The single European currency is heading for a third consecutive day of mild losses as levels well above 1.09 level have so far accepted a difficult case.

The developments of the last few days have partly confirmed my thoughts as expressed in previous articles, as I had significant doubts about the ability of the European currency to continue its strong momentum without at least a good correction.

In any case, with levels just above 1.08, the recent correction of just over 100 basis points from Tuesday's high of 1.0947 cannot be considered to have moved far enough from the peaks and the space for further correction remains open.

The developments that investors are watching remain hot, with geopolitical developments and President Trump's " tariffs dance" remaining high on the agenda.

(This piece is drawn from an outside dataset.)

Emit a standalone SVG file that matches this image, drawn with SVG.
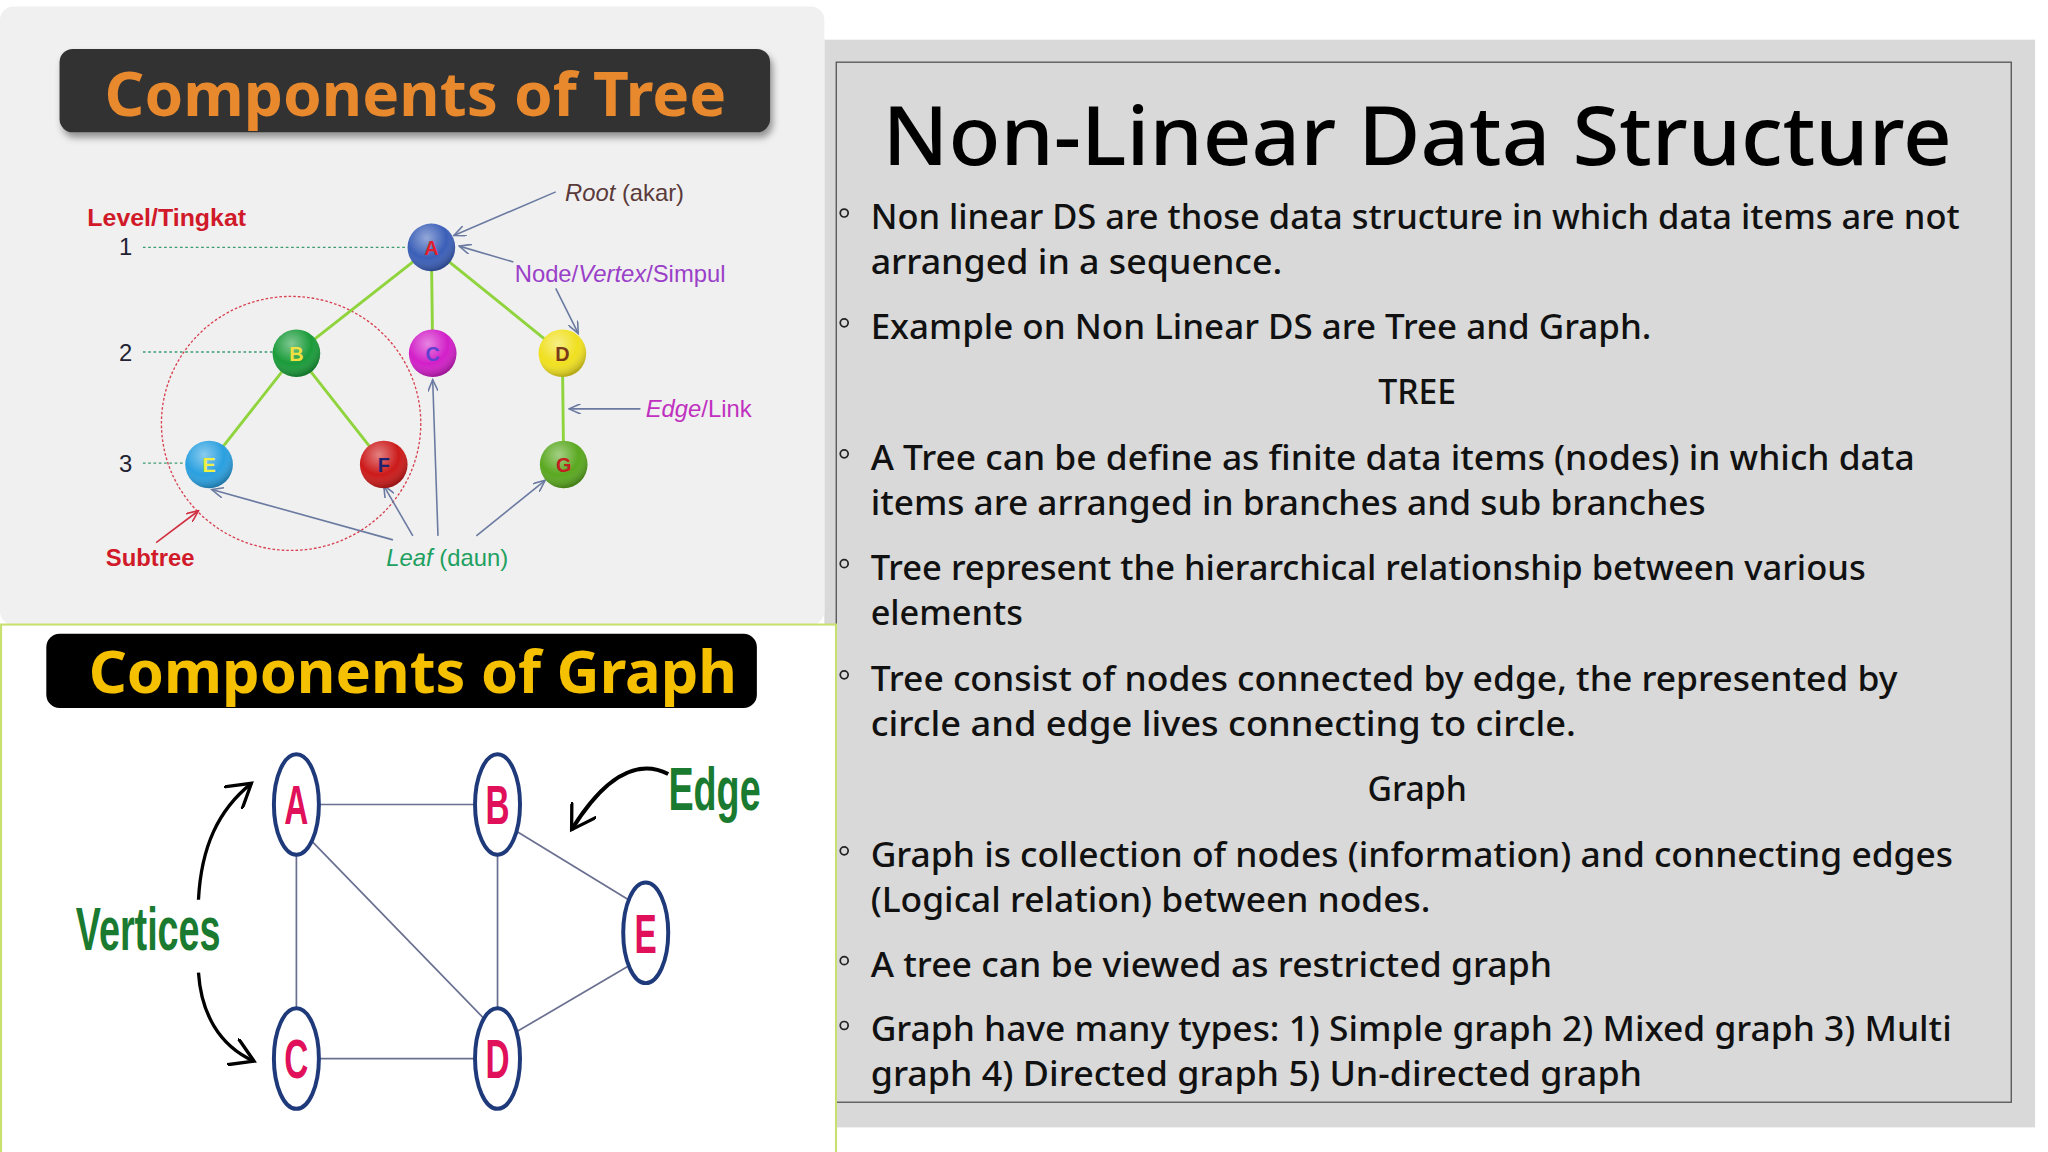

The latest news from the Ukrainian front create a moderate optimism as there is an effort for a temporary ceasefire and the start of negotiations, but I would maintain quite conservative thinking as unfortunately, there are still significant thorns in this perspective.

At the same time, the landscape remains quite murky regarding the real impact of the trade war between the United States and key partners, as the mix between inflationary pressures and the impact on growth is a huge question mark.

In such a cloudy environment, the possibility that the exchange rate will start to ''weight''  in not small. 

The pressures on the American stock markets continue, but for now the US dollar, which has traditionally functioned as a safe haven currency, has not benefited.

Today's agenda included the course of inflation in the German economy, which, without giving any major surprises, showed some very mild signs of containment, while later in the afternoon the University of Michigan's index on consumer sentiment in US stands out on the agenda.

I will maintain my position in favor of the American currency at the 1,08 levels from last week. The signs of fatigue in the European currency have indeed appeared on the table, but unfortunately, so far the correction is very limited, which leads me to think about exiting the position in favor of the US dollar relatively soon without gaining any big profit.